Nous avons été consternés d'apprendre la récente nouvelle concernant l'arrêt de la Cour de cassation de la Turquie confirmant la peine d’emprisonnement contre le député de HDP et le défenseur des droits de l'homme, M. Ömer Faruk Gergerlioğlu. Cette décision concerne une condamnation à 30 mois d’emprisonnement en raison de la "diffusion de propagande terroriste". À l'évidence, ce jugement constitue une nouvelle ingérence arbitraire dans son droit à la liberté d'expression et une violation des principes de procès équitable et de l’immunité parlementaire.
Le verdict est fondé sur un retweet par M. Gergerlioğlu d'un article de presse qui a été publié et qui est en fait toujours accessible sur le portail d'information turc T24. Le fait qu'un reportage médiatique, qui n'a pas été considéré par la justice turque comme de la "propagande terroriste", ait été considéré comme une preuve du crime de "diffusion de propagande terroriste", destiné à punir un député et un défenseur des droits de l'homme attentif, est une parodie de justice. Le fait de déclarer les dissidents comme des terroristes est depuis longtemps une méthode utilisée par l'actuel gouvernement turc pour faire taire toutes les voix critiques dans le pays.
M. Gergerlioğlu a dédié sa vie entière à la défense des droits de l'homme.
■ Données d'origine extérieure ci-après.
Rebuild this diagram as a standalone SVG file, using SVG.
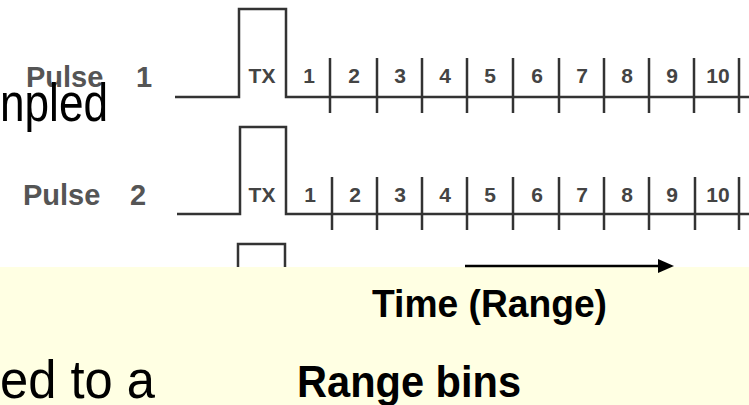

Depuis toujours, il a agi en solidarité avec les victimes de violations des droits de l'homme et s'est opposé à toute persécution, quelle que soit l'identité ou l'idéologie des victimes. Ses inlassables efforts en faveur de la défense des droits de l'homme sont très appréciés en Turquie et à l'étranger. Il a révélé de nombreux cas de violations des droits de l'homme, notamment des cas de torture, de disparition forcée, de fouille à nu par des agents de sécurité et d'innombrables cas de privation de droits dans les prisons, qui seraient autrement dissimulés. Pour notre part, en tant que membres de l'instituDE, nous lui sommes particulièrement reconnaissants d'avoir agi rapidement pour attirer l'attention du public sur la torture de nos collègues, anciens diplomates, à la Direction générale de la police d'Ankara en 2019. Son engagement a permis, dans la plupart des cas, d'arrêter les violations et donc les souffrances.
Le fait que le gouvernement du Parti de la justice et du développement (AKP) le considère comme un obstacle pour couvrir ses graves violations des droits de l'homme ces dernières années n'est un secret pour personne. Les responsables du gouvernement turc ont récemment commencé à l'attaquer de manière encore plus dure. Le ministre de l'Intérieur, troublé par son militantisme, notamment par la révélation récente des fouilles à nu généralisées en détention, qui ont donné lieu à d'innombrables témoignages de femmes de tous horizons dans tout le pays, a carrément donné instruction à la justice de prendre des mesures à l'encontre de M. Gergerlioğlu. Le vice-président du groupe AKP au pouvoir, Özlem Zengin, l'a accusé de "terroriser" le parlement. En conséquence, ce récent verdict ne constitue que le dernier bloc d'une campagne en cours du gouvernement turc et un nouveau témoignage sur la façon dont il utilise le système judiciaire comme une arme pour réduire au silence les voix critiques et les défenseurs des droits de l'homme qui subsistent dans le pays.
M. Gergerlioğlu défend la conscience à notre époque, et il est absolument innocent dans cette affaire.
Nous invitons la communauté internationale de faire preuve de solidarité avec lui et nous demandons instamment au gouvernement turc de cesser et de s'abstenir de toute nouvelle violation des droits de l'homme.